Highly Enhanced Force Generation of Ionic Polymer–Metal Composite Actuators via Thickness Manipulation

• Published in: ACS applied materials & interfaces Vol. 7; no. 30; pp. 16659 - 16667
• Main Authors: Park, Jong Hyuk, Lee, Sung Won, Song, Dae Seok, Jho, Jae Young
• Format: Journal Article
• Language: English
• Published: United States American Chemical Society 05.08.2015
• Subjects: electroactive polymer; thickness manipulation; actuator; ion-exchange membrane; force generation; ionic polymer−metal composite
• ISSN: 1944-8244; 1944-8252
• DOI: 10.1021/acsami.5b04296

On purpose to enhance the generating force of ionic polymer–metal composite (IPMC) actuators, the thickness of the ion-exchange membrane is manipulated in two different ways.
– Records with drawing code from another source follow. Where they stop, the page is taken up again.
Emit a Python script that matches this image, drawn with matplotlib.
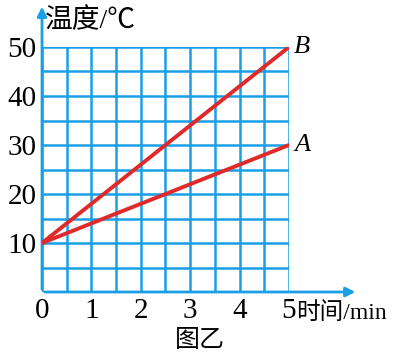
import matplotlib
matplotlib.use("Agg")
import matplotlib.pyplot as plt

# data
time_min = [0, 5]
temp_a = [10, 30]
temp_b = [10, 50]
x_ticks = [0, 1, 2, 3, 4, 5]
y_ticks = [10, 20, 30, 40, 50]

blue = "#1a9ee6"
red = "#e02a2a"
serif = ["Liberation Serif", "Noto Sans CJK SC", "DejaVu Serif"]
cjk = ["Noto Sans CJK SC", "DejaVu Sans"]

fig = plt.figure(figsize=(4.14, 3.59), dpi=100)
ax = fig.add_axes([42 / 414, 1 - 292 / 359, 247 / 414, 245 / 359])
ax.set_xlim(0, 5)
ax.set_ylim(0, 50)

# grid every half unit / every 5 degrees
for i in range(11):
    ax.axvline(i * 0.5, color=blue, lw=1.8, zorder=1)
    ax.axhline(i * 5, color=blue, lw=1.8, zorder=1)

for s in ax.spines.values():
    s.set_visible(False)

# axis arrows
ax.annotate("", xy=(6.4, 0), xytext=(0, 0), xycoords="data",
            arrowprops=dict(arrowstyle="-|>", color=blue, lw=2, mutation_scale=14),
            annotation_clip=False)
ax.annotate("", xy=(0, 58.8), xytext=(0, 0), xycoords="data",
            arrowprops=dict(arrowstyle="-|>", color=blue, lw=2, mutation_scale=14),
            annotation_clip=False)

ax.plot(time_min, temp_b, color=red, lw=2.8, solid_capstyle="round", zorder=3)
ax.plot(time_min, temp_a, color=red, lw=2.8, solid_capstyle="round", zorder=3)

ax.text(5.1, temp_b[-1], "B", fontsize=19, family=serif, style="italic",
        va="center", ha="left")
ax.text(5.1, temp_a[-1], "A", fontsize=19, family=serif, style="italic",
        va="center", ha="left")

ax.set_xticks(x_ticks)
ax.set_xticklabels([str(v) for v in x_ticks], family=serif, fontsize=21)
ax.set_yticks(y_ticks)
ax.set_yticklabels([str(v) for v in y_ticks], family=serif, fontsize=21)
ax.tick_params(length=0, pad=4)

fig.text(296 / 414, 1 - 313 / 359, "时间/min", family=serif, fontsize=17,
         va="center", ha="left")
fig.text(45 / 414, 1 - 21 / 359, "温度/℃", family=serif, fontsize=20,
         va="center", ha="left")
fig.text(200 / 414, 1 - 340 / 359, "图乙", family=cjk, fontsize=18,
         va="center", ha="center")

fig.savefig("out.png", dpi=100)
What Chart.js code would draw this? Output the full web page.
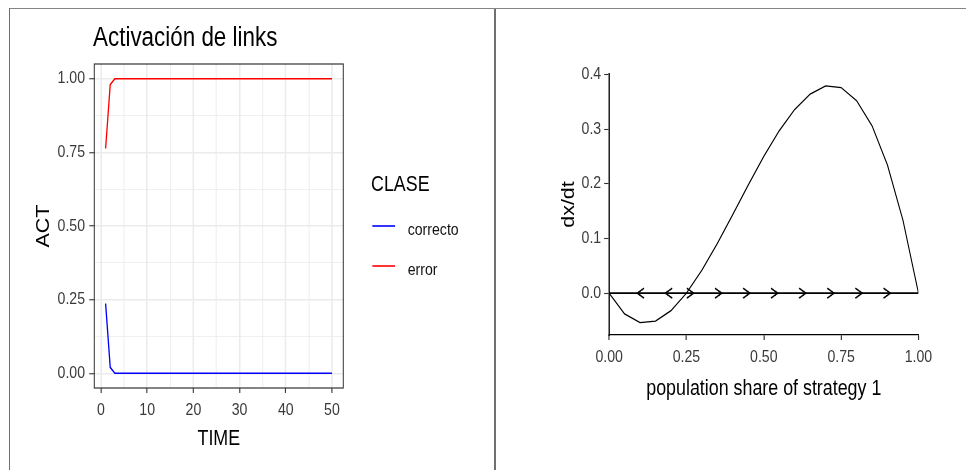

One is grafting poly­(styrenesulfonic acid) onto poly­(vinylidene fluoride-co-hexafluoropropylene) films with varying thickness, and the other is stacking pre-extruded Nafion films to thicker films by pressing at high temperatures. For both groups of the membranes, ionic properties including ion-exchange capacity and ionic conductivity are maintained similarly inside the groups regardless of the thickness. The actuation tests clearly show the increase in generating force with increasing thickness of the IPMCs prepared. It is due to a larger bending stiffness of thicker IPMCs, which is consistent with the predicted result from the cantilever beam model. The increase in force is more remarkable in Nafion-stacked IPMCs, and a thick IPMC lifts a weight of 100 g, which far exceeds the reported values for IPMCs.